— Start of Data segment —

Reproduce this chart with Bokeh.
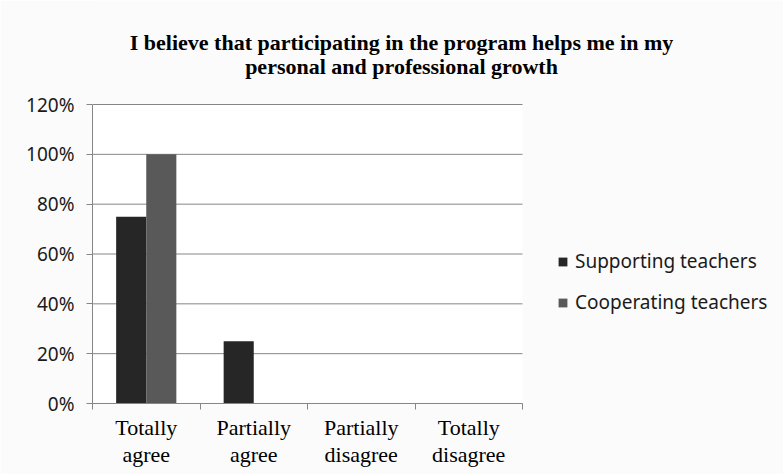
from bokeh.plotting import figure
from bokeh.models import (ColumnDataSource, Range1d, LinearAxis, FixedTicker, BoxAnnotation,
                          NumeralTickFormatter, Legend, LegendItem, Label)
from bokeh.embed import file_html
from bokeh.resources import INLINE

# ---- data ----
categories = ["Totally\nagree", "Partially\nagree", "Partially\ndisagree", "Totally\ndisagree"]
supporting = [0.75, 0.25, 0.0, 0.0]
cooperating = [1.0, 0.0, 0.0, 0.0]
series_names = ["Supporting teachers", "Cooperating teachers"]
y_ticks = [0, 0.2, 0.4, 0.6, 0.8, 1.0, 1.2]
title_lines = ["I believe that participating in the program helps me in my",
               "personal and professional growth"]

n = len(categories)
y_max = y_ticks[-1]
centers = [i + 0.5 for i in range(n)]
edges = list(range(n + 1))
BAR_W = 0.28
source = ColumnDataSource(dict(
    xs=[c - BAR_W / 2 for c in centers], xc=[c + BAR_W / 2 for c in centers],
    sup=supporting, coop=cooperating))

GRID = "#868686"
SANS = "Noto Sans"
SERIF = "Liberation Serif"
BG = "#fbfbfb"

# ---- layout (pixels) ----
W, H = 783, 474
LEFT, BOTTOM = 92, 71            # axis panels
PLOT_PX_W, PLOT_PX_H = 430, 299  # size of the chart's plot area
# the frame continues right and up, so title and legend can sit in it
x_end = n * (W - LEFT) / PLOT_PX_W
y_end = y_max * (H - BOTTOM) / PLOT_PX_H
px_x = lambda px: (px - LEFT) / PLOT_PX_W * n          # page x -> data x
px_y = lambda py: (H - BOTTOM - py) / PLOT_PX_H * y_max  # page y -> data y

p = figure(width=W, height=H, x_range=Range1d(0, x_end), y_range=Range1d(0, y_end),
           output_backend="svg", toolbar_location=None, x_axis_type=None, y_axis_type=None,
           min_border_left=LEFT, min_border_right=0, min_border_top=0, min_border_bottom=BOTTOM,
           border_fill_color=BG, background_fill_color=BG, outline_line_color=None,
           title=None)

# white plot area
p.add_layout(BoxAnnotation(left=0, right=n, bottom=0, top=y_max, fill_color="white", fill_alpha=1,
                           line_color=None, level="underlay"))

# title (two centred lines)
for txt, py in zip(title_lines, [42, 66]):
    p.add_layout(Label(x=px_x(401), y=px_y(py), text=txt, text_align="center", text_baseline="middle",
                       text_font=SERIF, text_font_style="bold", text_font_size="22px",
                       text_color="#000000"))

# gridlines over the plot area only
p.xgrid.grid_line_color = None
p.ygrid.grid_line_color = None
p.segment(x0=[0] * len(y_ticks), x1=[n] * len(y_ticks), y0=y_ticks, y1=y_ticks,
          line_color=GRID, line_width=1)

# bars
r1 = p.vbar(x="xs", top="sup", width=BAR_W, source=source, fill_color="#262626", line_color=None)
r2 = p.vbar(x="xc", top="coop", width=BAR_W, source=source, fill_color="#595959", line_color=None)

# y axis
yax = LinearAxis(ticker=FixedTicker(ticks=y_ticks), bounds=(0, y_max),
                 formatter=NumeralTickFormatter(format="0%"),
                 axis_line_color=GRID, major_tick_line_color=GRID, major_tick_in=0, major_tick_out=6,
                 minor_tick_line_color=None, major_label_text_font=SANS,
                 major_label_text_font_size="19px", major_label_text_color="#1a1a1a",
                 major_label_standoff=12)
p.add_layout(yax, "left")

# x axis: labels at category centres, tick marks at category edges
xax = LinearAxis(ticker=FixedTicker(ticks=centers, minor_ticks=edges), bounds=(0, n),
                 major_label_overrides={c: lab for c, lab in zip(centers, categories)},
                 axis_line_color=GRID, major_tick_line_color=None,
                 minor_tick_line_color=GRID, minor_tick_in=0, minor_tick_out=6,
                 major_label_text_font=SERIF, major_label_text_font_size="22px",
                 major_label_text_color="#000000", major_label_standoff=5,
                 major_label_text_line_height=1.1)
p.add_layout(xax, "below")

# legend (inside the frame, to the right of the plot area)
legend = Legend(items=[LegendItem(label=series_names[0], renderers=[r1]),
                       LegendItem(label=series_names[1], renderers=[r2])],
                location=(465, 88), orientation="vertical",
                label_text_font=SANS, label_text_font_size="19px", label_text_color="#1a1a1a",
                glyph_width=11, glyph_height=11, label_standoff=7, spacing=15,
                label_height=20, padding=0, margin=0,
                border_line_color=None, background_fill_alpha=0)
p.add_layout(legend, "center")

open("out.html", "w").write(file_html(p, INLINE))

— End of Data segment —

Stated problem: Skip the pictures, please, and transcribe only the lines from the beginning of the material through the one that contains "sup=supporting, coop=cooperating))".

Full output:
Reproduce this chart with Bokeh.
from bokeh.plotting import figure
from bokeh.models import (ColumnDataSource, Range1d, LinearAxis, FixedTicker, BoxAnnotation,
                          NumeralTickFormatter, Legend, LegendItem, Label)
from bokeh.embed import file_html
from bokeh.resources import INLINE

# ---- data ----
categories = ["Totally\nagree", "Partially\nagree", "Partially\ndisagree", "Totally\ndisagree"]
supporting = [0.75, 0.25, 0.0, 0.0]
cooperating = [1.0, 0.0, 0.0, 0.0]
series_names = ["Supporting teachers", "Cooperating teachers"]
y_ticks = [0, 0.2, 0.4, 0.6, 0.8, 1.0, 1.2]
title_lines = ["I believe that participating in the program helps me in my",
               "personal and professional growth"]

n = len(categories)
y_max = y_ticks[-1]
centers = [i + 0.5 for i in range(n)]
edges = list(range(n + 1))
BAR_W = 0.28
source = ColumnDataSource(dict(
    xs=[c - BAR_W / 2 for c in centers], xc=[c + BAR_W / 2 for c in centers],
    sup=supporting, coop=cooperating))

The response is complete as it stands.